Keele researchers playing vital role in UK Government’s North Sea Energy Transition Deal
A research collective co-founded by Keele University is playing a crucial role in a Government-backed scheme to make energy generation in the North Sea more environmentally friendly.
The GeoNetZero Centre for Doctoral Training (CDT) is a collaboration of UK universities and industry partners led by Heriot Watt University in Edinburgh. It was founded last year to support doctoral researchers working on critical research in the energy sciences by providing funding to support 48, four-year PhD studentships spread over a seven-year period.
The group’s research has been given a major endorsement after the UK Government included them in its North Sea Energy Transition Deal. The Government will work with researchers across the GetNetZero CDT to provide the knowledge, skills and training to underpin the UK’s net-zero energy transition in the North Sea.
In Keele’s case, the CDT currently funds three PhDs, with contributions from Keele, which focus on research into Carbon Capture and Storage (CCS) - storing CO2 in liquid form in the subsurface of the seabed. CCS solutions require a rock that will hold the CO2 (a reservoir), a rock overlying the reservoir that will stop CO2 leaking to the surface (the seal), and a structure called a trap in which the liquid can pool within the reservoir.
Keele’s researchers, based in the School of Geography, Geology and the Environment, will look at sediments from large arid environments like deserts, which can make good CCS reservoirs when they are preserved.
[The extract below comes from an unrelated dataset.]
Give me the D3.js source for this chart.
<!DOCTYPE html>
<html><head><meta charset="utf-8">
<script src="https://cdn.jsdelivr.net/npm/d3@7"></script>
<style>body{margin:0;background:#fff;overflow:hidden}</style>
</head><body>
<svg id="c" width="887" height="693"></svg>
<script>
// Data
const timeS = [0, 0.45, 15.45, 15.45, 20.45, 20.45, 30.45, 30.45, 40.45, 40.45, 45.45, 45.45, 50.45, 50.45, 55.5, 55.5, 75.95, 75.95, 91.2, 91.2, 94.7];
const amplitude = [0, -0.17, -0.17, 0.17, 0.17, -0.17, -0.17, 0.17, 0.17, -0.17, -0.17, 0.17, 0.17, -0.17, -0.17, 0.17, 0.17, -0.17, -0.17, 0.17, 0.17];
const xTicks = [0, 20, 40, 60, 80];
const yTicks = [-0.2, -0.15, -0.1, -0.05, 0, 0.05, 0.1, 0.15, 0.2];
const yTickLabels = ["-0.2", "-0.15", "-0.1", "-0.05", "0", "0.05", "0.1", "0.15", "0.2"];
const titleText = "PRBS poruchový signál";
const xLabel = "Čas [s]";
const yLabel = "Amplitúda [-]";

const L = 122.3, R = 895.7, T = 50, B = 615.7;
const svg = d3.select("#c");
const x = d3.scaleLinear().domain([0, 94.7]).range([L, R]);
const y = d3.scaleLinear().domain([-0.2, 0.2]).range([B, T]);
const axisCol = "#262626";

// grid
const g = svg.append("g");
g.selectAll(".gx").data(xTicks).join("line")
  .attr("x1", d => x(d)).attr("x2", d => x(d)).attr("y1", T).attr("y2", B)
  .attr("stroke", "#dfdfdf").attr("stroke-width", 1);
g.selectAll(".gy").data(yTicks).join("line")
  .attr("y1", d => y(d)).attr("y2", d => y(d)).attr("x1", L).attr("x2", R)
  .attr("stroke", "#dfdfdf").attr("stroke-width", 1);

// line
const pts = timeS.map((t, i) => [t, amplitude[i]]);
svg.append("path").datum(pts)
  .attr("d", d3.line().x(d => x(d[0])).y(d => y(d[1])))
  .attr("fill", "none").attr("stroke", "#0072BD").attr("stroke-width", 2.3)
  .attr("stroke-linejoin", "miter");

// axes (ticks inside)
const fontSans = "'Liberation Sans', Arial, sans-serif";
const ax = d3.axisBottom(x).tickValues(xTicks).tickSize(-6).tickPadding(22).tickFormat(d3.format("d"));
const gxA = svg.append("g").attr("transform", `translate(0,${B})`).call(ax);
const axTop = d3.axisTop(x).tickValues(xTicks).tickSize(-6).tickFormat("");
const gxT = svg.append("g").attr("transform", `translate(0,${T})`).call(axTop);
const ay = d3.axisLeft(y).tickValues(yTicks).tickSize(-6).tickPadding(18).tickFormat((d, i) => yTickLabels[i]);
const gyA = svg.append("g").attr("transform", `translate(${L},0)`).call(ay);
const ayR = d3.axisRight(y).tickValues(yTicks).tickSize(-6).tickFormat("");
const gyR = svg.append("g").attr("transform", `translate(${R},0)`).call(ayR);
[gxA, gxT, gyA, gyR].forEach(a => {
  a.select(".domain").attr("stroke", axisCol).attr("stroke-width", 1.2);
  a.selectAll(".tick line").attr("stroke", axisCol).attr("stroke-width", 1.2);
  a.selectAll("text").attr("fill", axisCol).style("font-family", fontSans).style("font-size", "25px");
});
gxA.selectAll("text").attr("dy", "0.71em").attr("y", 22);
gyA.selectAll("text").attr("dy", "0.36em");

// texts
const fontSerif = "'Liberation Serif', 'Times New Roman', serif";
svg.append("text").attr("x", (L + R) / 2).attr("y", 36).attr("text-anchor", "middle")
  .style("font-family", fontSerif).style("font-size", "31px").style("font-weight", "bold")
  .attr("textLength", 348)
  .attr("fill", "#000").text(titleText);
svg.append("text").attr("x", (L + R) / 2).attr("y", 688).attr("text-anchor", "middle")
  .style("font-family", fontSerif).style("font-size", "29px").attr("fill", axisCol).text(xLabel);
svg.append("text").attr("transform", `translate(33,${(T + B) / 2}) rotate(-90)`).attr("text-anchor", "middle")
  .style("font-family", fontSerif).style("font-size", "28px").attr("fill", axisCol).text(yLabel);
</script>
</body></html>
They will study the way in which these sediments interact with those of other environments around them, how the different sediments are deposited and the ways in which they become preserved in the subsurface, and hence the way in which they could make good CCS traps.
Dr Stuart Clarke, who leads the Keele component of the CDT said: “The applications of this project are the rocks in the subsurface of the Southern North Sea. They have been, and still are, the source of much North Sea gas, but they now offer the potential to be CCS solutions also.
“Understanding how arid environments work and the sediments they deposit, and how climate change effects the deposition and preservation of sediment from arid environments has been a long-standing research focus for Keele’s Basin Dynamics Research Group, and this work builds upon that strong foundation.”
Professor Chris Fogwill, Director of Keele’s Institute for Sustainable Futures added: “The GeoNetZero North Sea project highlights Keele’s position as being right at the heart of the UK’s energy revolution.
“We have just completed the first trial of green hydrogen in a domestic gas grid, HyDeploy, showing how the world can cut carbon from our homes and offices. We have ignited a flame of clean energy research which has grabbed the world’s attention. Keele is also home to Europe’s Smart Energy Network Demonstration project SEND - a £15million energy research and innovation hotspot, leading the way into a zero-carbon future.”
Academic Director of the GNZ CDT, Professor John Underhill from Heriot-Watt University, said: “I am absolutely delighted that the GeoNetZero CDT forms a key part of the UK Government's North Sea Tradition Deal (NSTD) that was announced this week. It is a testament to the merits of pan-UK collaboration across the sector and of which Keele is a valued partner. The GeoNetZero CDT places environmental geoscience undertaken at the very heart of the effort to deliver the Energy Transition in general and the challenge to meet the UK's net zero emission targets in particular.”